I picked up my knitting last night for the first time in several days. When I don't knit for a while and then I do, I am genuinely surprised at the pleasure it gives me. My fingers know what to do. The yarn curls through them and cooperates as I wind it around the needle tip and pull it through the stitches. The motion soothes and comforts.
It is hard to explain this to people who either A) go into a panic at the mention of anything involving needles and fiber; or B) think "crafty" pastimes are trivial and simple-minded. It's odd that knitting occupies this "between place"--frighteningly complex to some, barely worth the notice of others.

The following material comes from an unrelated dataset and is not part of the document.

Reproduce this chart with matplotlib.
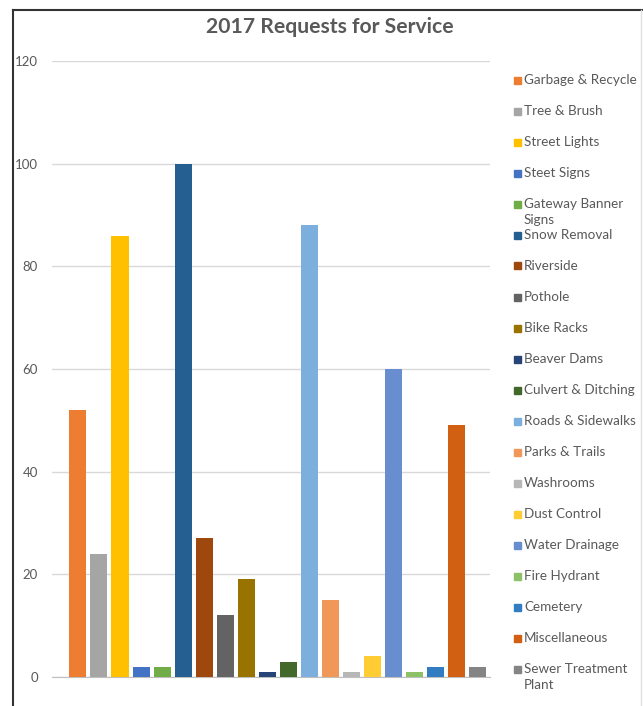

Each project has a history--for whom, why, how, when and where it was made. My most vivid knitting memories are of where I sat and worked on something--the old couch in the playroom of my childhood home, the bed in my college dorm room, the end of the sofa or the chair in the window. Some projects are connected to events--rehearsals for a certain show, the older or younger son's basketball season, doctors' appointments. Putting on a sweater or even socks I have made recalls the time when that yarn and work filled my hands, my lap and my knitting bag.
I learned to knit when I was eight, and most of the time since then, I've had something on my needles. It may have been languishing in a tote bag or on a shelf without being worked on, but my knitting is there, waiting for me to finish it, waiting for a time when I need to knit.
Knitting creates a kind of industrious peace. It is a way to stay awake while watching TV and a way to calm myself before going to bed. Have I ever fallen asleep with needles in hand? Yes.
Some people say they meditate or pray when they knit. Some knit prayer shawls to comfort the sick and dying and to shield new parents and others embarking on great adventures. Sometimes I knit gifts to mark important occasions for family members and friends, but the finished product often arrives late. I don't knit on deadlines. I do knit for friends to thank them for their presence in my life.
And now a word about ripping. I must interrupt this pleasant post to report that I just ripped out six inches--two full repeats--of a complicated celtic cable pattern. I have finished the left front of the cardigan, and I am working on the right, but when I set up the pattern for this side, I followed the wrong chart. The cables were the same as the ones on the left side, rather than their mirror image. Would this have been noticed by anyone but me? Yes, designs like this should be symmetrical and I'm not the only one who surreptitiously checks other people's garments for this quality. Besides, this is an heirloom sweater for an 18-year-old niece who has been closely involved in its design. It will take as long as it will take.
But hey, it's only yarn. Pull out the stitches, wind the charcoal grey wool back into a ball, and get it right the next time. Give me a week or less and I'll knit those six inches again and enjoy doing it. But now you see why I don't knit for deadlines.
This week I'm knitting to feel more comfortable in my own skin as I take in the changes and look again at the sorrow connected to my husband's death at the end of many years with Alzheimer's. One of the prayers early in the memorial service for him on Wednesday night asked God to knit together his people. I hadn't noticed this in other funerals I'd been to and checking the Lutheran Book of Worship shows that it's not in the text for the Burial of the Dead. Guess somebody put it there just for me.
But here's another confession: I know too much about knitting to go along with the "knit us together, Lord" metaphor. Where does it come from? I ran a search on "knit" and came up with this in Ephesians 4:15-16:
"But speaking the truth in love, we must grow up in every way into him who is the head, into Christ, from whom the whole body, joined and knitted together by every ligament with which it is equipped, as each part is working properly, promotes the body’s growth in building itself up in love."
A mouthful, thank you, Paul.
There are some problems here. According to fiber historians, there was no knitting in the first century. So what word did Paul use really? The New Jerusalem Bible says "fitted and joined together," which makes more sense to me. Knitting uses one long strand of yarn to make fabric. It doesn't join lots of parts together (well, there is the three-needle bind-off, but that's a technical detail we don't need to go into here).
"Fitted and joined" suggests a cabinetmaker at work and some trimming, planing, and sanding that has to happen for things to come together properly. "Fitted and joined" also suggests piecing and quilting, where the quilter collects fabrics, cuts shapes, joins them together and makes something new. something that warms, covers and encloses. The designs, even when carefully planned, can surprise you. Paul was a tentmaker. Fitting and joining with scissors and stitches would have been skills that lived in his fingers.
The search for "knit" in the bible turned up another reference in Psalm 139:13:
For it was you who formed my inward parts;
you knit me together in my mother’s womb.
I like the idea of being God's project, whether it's quilting, knitting, or cabinetry. I hope the process of knitting me together brings God some genuine pleasure.